EXTRACTED RECORDS -
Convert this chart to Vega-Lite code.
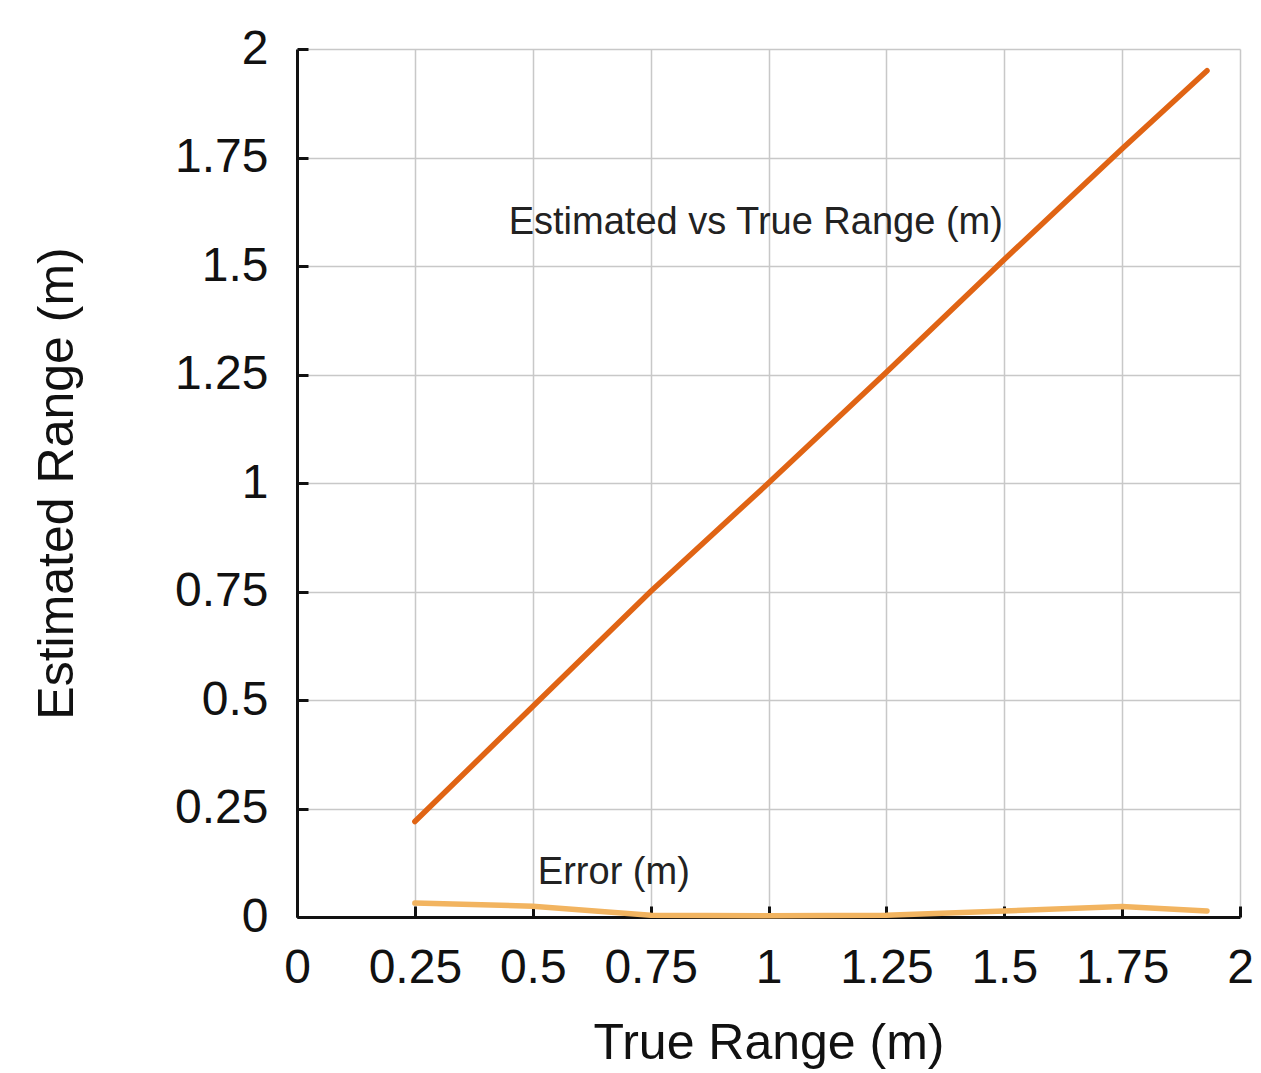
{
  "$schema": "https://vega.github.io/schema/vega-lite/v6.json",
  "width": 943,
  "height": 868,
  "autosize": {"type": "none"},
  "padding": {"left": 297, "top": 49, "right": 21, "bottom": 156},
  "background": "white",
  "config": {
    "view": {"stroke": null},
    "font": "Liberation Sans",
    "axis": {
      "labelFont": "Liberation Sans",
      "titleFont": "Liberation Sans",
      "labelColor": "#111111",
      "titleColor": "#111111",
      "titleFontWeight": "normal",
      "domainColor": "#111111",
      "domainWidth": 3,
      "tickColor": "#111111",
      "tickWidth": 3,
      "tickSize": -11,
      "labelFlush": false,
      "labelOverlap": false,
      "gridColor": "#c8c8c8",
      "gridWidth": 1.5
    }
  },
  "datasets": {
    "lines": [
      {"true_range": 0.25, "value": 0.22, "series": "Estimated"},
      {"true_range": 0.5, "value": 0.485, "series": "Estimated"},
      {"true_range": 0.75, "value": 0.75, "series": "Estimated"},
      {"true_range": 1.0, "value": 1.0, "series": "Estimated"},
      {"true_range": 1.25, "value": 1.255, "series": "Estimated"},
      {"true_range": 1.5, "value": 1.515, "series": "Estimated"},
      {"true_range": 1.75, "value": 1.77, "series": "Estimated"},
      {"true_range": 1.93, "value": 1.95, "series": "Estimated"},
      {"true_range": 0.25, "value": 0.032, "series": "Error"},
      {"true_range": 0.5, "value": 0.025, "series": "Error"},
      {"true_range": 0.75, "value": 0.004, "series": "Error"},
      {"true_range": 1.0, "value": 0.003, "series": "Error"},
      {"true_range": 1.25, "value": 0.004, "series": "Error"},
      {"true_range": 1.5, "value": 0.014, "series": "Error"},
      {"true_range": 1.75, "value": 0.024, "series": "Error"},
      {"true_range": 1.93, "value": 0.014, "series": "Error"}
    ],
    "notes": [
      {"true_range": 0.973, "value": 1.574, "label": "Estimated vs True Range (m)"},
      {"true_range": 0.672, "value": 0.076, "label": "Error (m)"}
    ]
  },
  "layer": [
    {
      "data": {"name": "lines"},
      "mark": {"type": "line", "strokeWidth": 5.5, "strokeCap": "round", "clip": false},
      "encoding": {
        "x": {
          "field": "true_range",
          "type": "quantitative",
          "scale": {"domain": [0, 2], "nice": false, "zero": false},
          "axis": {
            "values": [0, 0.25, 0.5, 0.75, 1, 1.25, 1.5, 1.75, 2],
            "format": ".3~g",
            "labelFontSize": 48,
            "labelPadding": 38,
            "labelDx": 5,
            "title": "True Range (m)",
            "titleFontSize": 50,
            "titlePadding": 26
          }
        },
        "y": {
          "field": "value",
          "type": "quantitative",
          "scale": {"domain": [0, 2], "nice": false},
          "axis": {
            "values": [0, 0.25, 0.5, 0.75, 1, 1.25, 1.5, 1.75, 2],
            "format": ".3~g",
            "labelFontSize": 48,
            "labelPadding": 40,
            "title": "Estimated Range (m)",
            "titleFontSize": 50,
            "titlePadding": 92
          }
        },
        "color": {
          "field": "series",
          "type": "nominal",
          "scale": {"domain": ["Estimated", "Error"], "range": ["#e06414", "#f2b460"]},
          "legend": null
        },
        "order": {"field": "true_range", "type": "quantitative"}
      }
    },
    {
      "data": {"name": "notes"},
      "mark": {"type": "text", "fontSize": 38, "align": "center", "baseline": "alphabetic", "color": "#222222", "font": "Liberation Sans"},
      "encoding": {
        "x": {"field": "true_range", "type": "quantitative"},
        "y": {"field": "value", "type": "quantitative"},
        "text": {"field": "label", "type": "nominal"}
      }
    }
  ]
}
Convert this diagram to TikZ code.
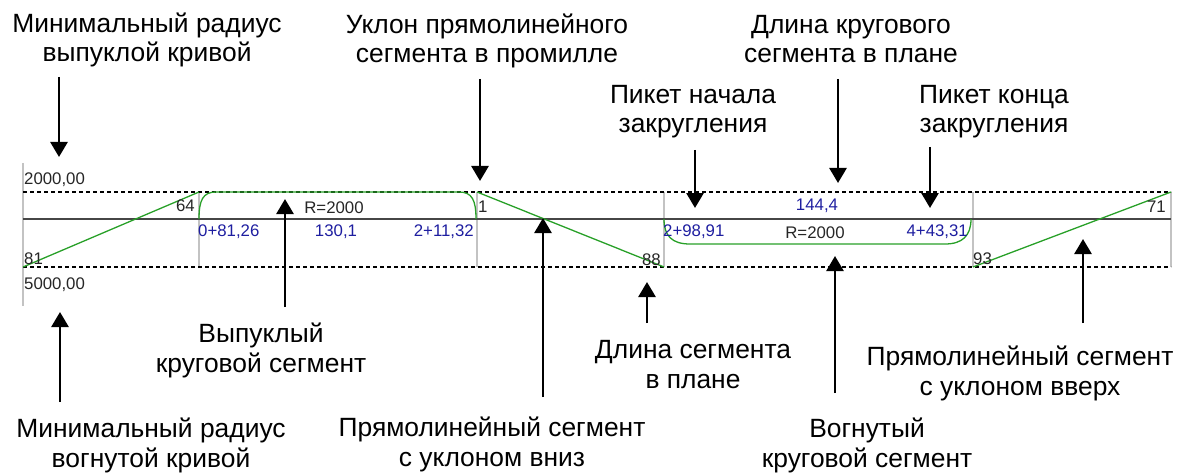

GOAL OF THE EXERCISE -
Print every record above exactly as written, leaving out the pictures.

OUTPUT FOR THIS TASK -
Convert this chart to Vega-Lite code.
{
  "$schema": "https://vega.github.io/schema/vega-lite/v6.json",
  "width": 943,
  "height": 868,
  "autosize": {"type": "none"},
  "padding": {"left": 297, "top": 49, "right": 21, "bottom": 156},
  "background": "white",
  "config": {
    "view": {"stroke": null},
    "font": "Liberation Sans",
    "axis": {
      "labelFont": "Liberation Sans",
      "titleFont": "Liberation Sans",
      "labelColor": "#111111",
      "titleColor": "#111111",
      "titleFontWeight": "normal",
      "domainColor": "#111111",
      "domainWidth": 3,
      "tickColor": "#111111",
      "tickWidth": 3,
      "tickSize": -11,
      "labelFlush": false,
      "labelOverlap": false,
      "gridColor": "#c8c8c8",
      "gridWidth": 1.5
    }
  },
  "datasets": {
    "lines": [
      {"true_range": 0.25, "value": 0.22, "series": "Estimated"},
      {"true_range": 0.5, "value": 0.485, "series": "Estimated"},
      {"true_range": 0.75, "value": 0.75, "series": "Estimated"},
      {"true_range": 1.0, "value": 1.0, "series": "Estimated"},
      {"true_range": 1.25, "value": 1.255, "series": "Estimated"},
      {"true_range": 1.5, "value": 1.515, "series": "Estimated"},
      {"true_range": 1.75, "value": 1.77, "series": "Estimated"},
      {"true_range": 1.93, "value": 1.95, "series": "Estimated"},
      {"true_range": 0.25, "value": 0.032, "series": "Error"},
      {"true_range": 0.5, "value": 0.025, "series": "Error"},
      {"true_range": 0.75, "value": 0.004, "series": "Error"},
      {"true_range": 1.0, "value": 0.003, "series": "Error"},
      {"true_range": 1.25, "value": 0.004, "series": "Error"},
      {"true_range": 1.5, "value": 0.014, "series": "Error"},
      {"true_range": 1.75, "value": 0.024, "series": "Error"},
      {"true_range": 1.93, "value": 0.014, "series": "Error"}
    ],
    "notes": [
      {"true_range": 0.973, "value": 1.574, "label": "Estimated vs True Range (m)"},
      {"true_range": 0.672, "value": 0.076, "label": "Error (m)"}
    ]
  },
  "layer": [
    {
      "data": {"name": "lines"},
      "mark": {"type": "line", "strokeWidth": 5.5, "strokeCap": "round", "clip": false},
      "encoding": {
        "x": {
          "field": "true_range",
          "type": "quantitative",
          "scale": {"domain": [0, 2], "nice": false, "zero": false},
          "axis": {
            "values": [0, 0.25, 0.5, 0.75, 1, 1.25, 1.5, 1.75, 2],
            "format": ".3~g",
            "labelFontSize": 48,
            "labelPadding": 38,
            "labelDx": 5,
            "title": "True Range (m)",
            "titleFontSize": 50,
            "titlePadding": 26
          }
        },
        "y": {
          "field": "value",
          "type": "quantitative",
          "scale": {"domain": [0, 2], "nice": false},
          "axis": {
            "values": [0, 0.25, 0.5, 0.75, 1, 1.25, 1.5, 1.75, 2],
            "format": ".3~g",
            "labelFontSize": 48,
            "labelPadding": 40,
            "title": "Estimated Range (m)",
            "titleFontSize": 50,
            "titlePadding": 92
          }
        },
        "color": {
          "field": "series",
          "type": "nominal",
          "scale": {"domain": ["Estimated", "Error"], "range": ["#e06414", "#f2b460"]},
          "legend": null
        },
        "order": {"field": "true_range", "type": "quantitative"}
      }
    },
    {
      "data": {"name": "notes"},
      "mark": {"type": "text", "fontSize": 38, "align": "center", "baseline": "alphabetic", "color": "#222222", "font": "Liberation Sans"},
      "encoding": {
        "x": {"field": "true_range", "type": "quantitative"},
        "y": {"field": "value", "type": "quantitative"},
        "text": {"field": "label", "type": "nominal"}
      }
    }
  ]
}
Convert this diagram to TikZ code.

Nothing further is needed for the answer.